Em março, quando esteve na CCJ do Senado, o deputado André Fernandes (PL-CE) mencionou que o ministro respondia a 277 processos na Justiça, citando como fonte um site que reúne informações que não são relacionadas diretamente a processos.
Quando o deputado finalizou sua fala, Dino ironizou e respondeu que: ”dizer, com base no JusBrasil, que eu respondo a 277 processos, se insere mais ou menos no mesmo continente mental de quem acha que a terra é plana”. O ministro ainda chegou a dizer que contaria o episódio com Fernandes a seus alunos de Direito como uma ”piada”.
Em maio, na Comissão de Segurança Pública (também do Senado), o ministro teve um embate com o senador Marcos do Val (Podemos-ES), em que o parlamentar se apresentou como instrutor de treinamentos a agentes táticos de forças como a Swat, FBI e outras corporações.
Após a apresentação, o senador acusou Dino de suposta omissão nos atos antidemocráticos do 8 de janeiro e defendeu o seu afastamento do cargo. O ministro então ironizou e respondeu a Do Val que: ”Se o senhor é da Swat, eu sou dos Vingadores. O senhor conhece? Capitão América, Homem-Aranha?”

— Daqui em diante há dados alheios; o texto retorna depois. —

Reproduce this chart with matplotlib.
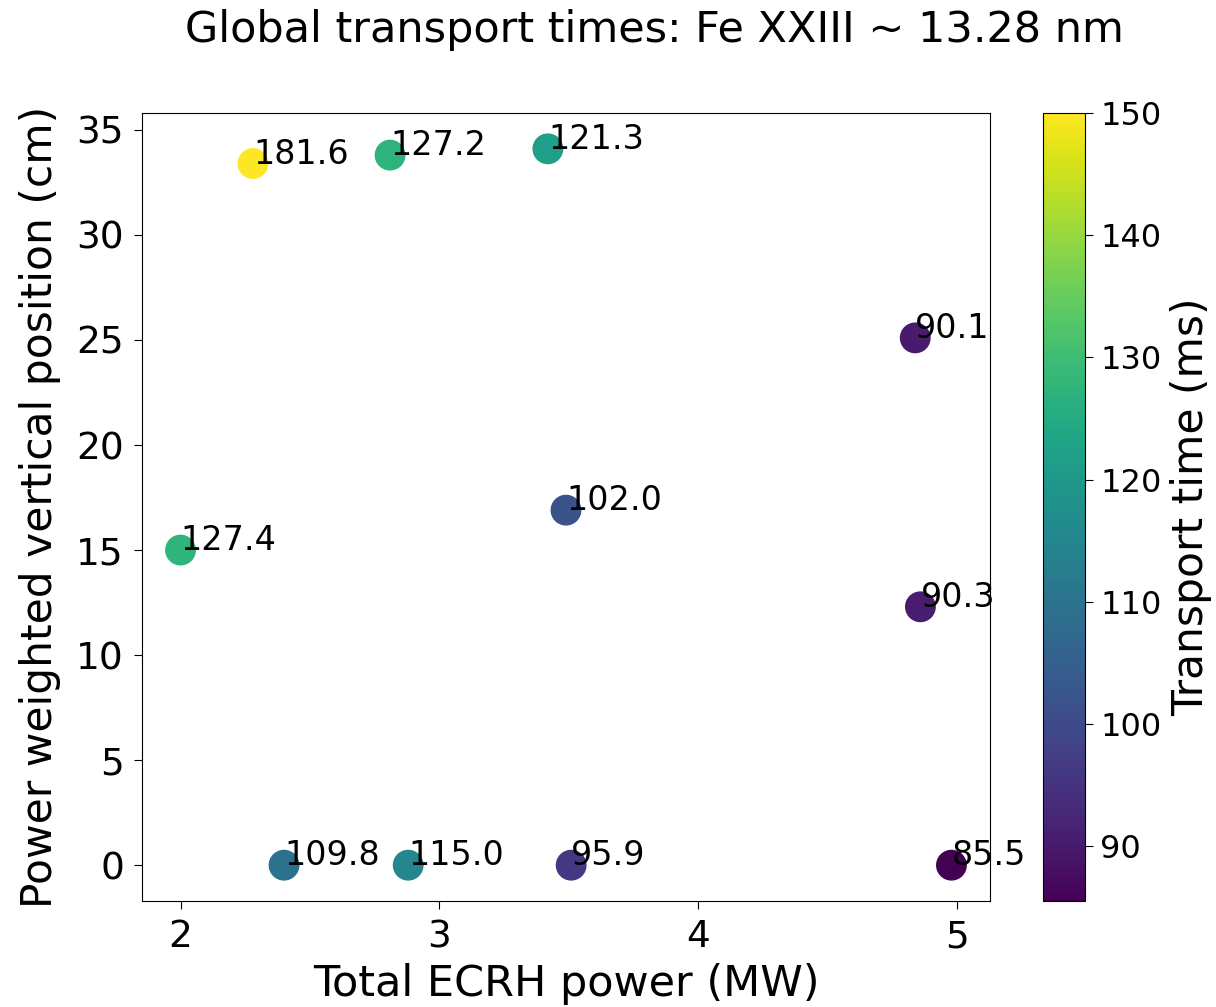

Na mesma audiência, Dino também brincou com o senador Marcos Pontes (PL-SP). Na ocasião, afirmou que o senador foi a primeira pessoa que o confirmou que a Terra é ”redonda” e não plana, ironizando as pessoas que discordam da ciência. ”A gente vive em tempos tão estranhos que eles são capazes, a partir desse nosso diálogo, dizer que o senhor [o senador Marcos Pontes] se converteu ao comunismo. Tome cuidado”, brincou Dino.
Em um outro momento da sessão, Dino ainda chegou a discutir com o senador e ex-juiz da Lava Jato, Sergio Moro (União-PR), logo após Moro ter dito ao ministro da Justiça que ele estava respondendo às perguntas dos parlamentares com tom de ”deboche”. Após a afirmação, Dino declarou ao senador que estava respondendo às perguntas sérias feitas a ele com seriedade, mas que precisava se defender dos ataques.
Dino ainda prosseguiu afirmando ser um político ”ficha-limpa” e que nunca havia feito ”conluio” com os procuradores. Em sua fala, o ministro fez referência às acusações de que Moro e o Ministério Público combinaram de maneira irregular a ações na operação Lava Jato.
Ainda na mesma audiência no Senado, o ministro protagonizou um outro embate com o senador Flávio Bolsonaro (PL-RJ). O parlamentar, durante a sessão, exibiu vídeos com imagens com a presença de policiais e traficantes no Complexo da Maré. A exibição fazia referência à visita de Dino em março na comunidade. Desde a ocasião, ele vinha sendo acusado por bolsonaristas de ter feito um acordo com os criminosos para conseguir entrar no Complexo.
Como reação ao vídeo, Dino respondeu ao senador com uma indireta. ”Até o senador Flávio Bolsonaro falou sobre ‘narcomilícia’. E é um tema que ele conhece muito de perto, esse casamento entre milícia e narcotráfico”, ironizou o ministro.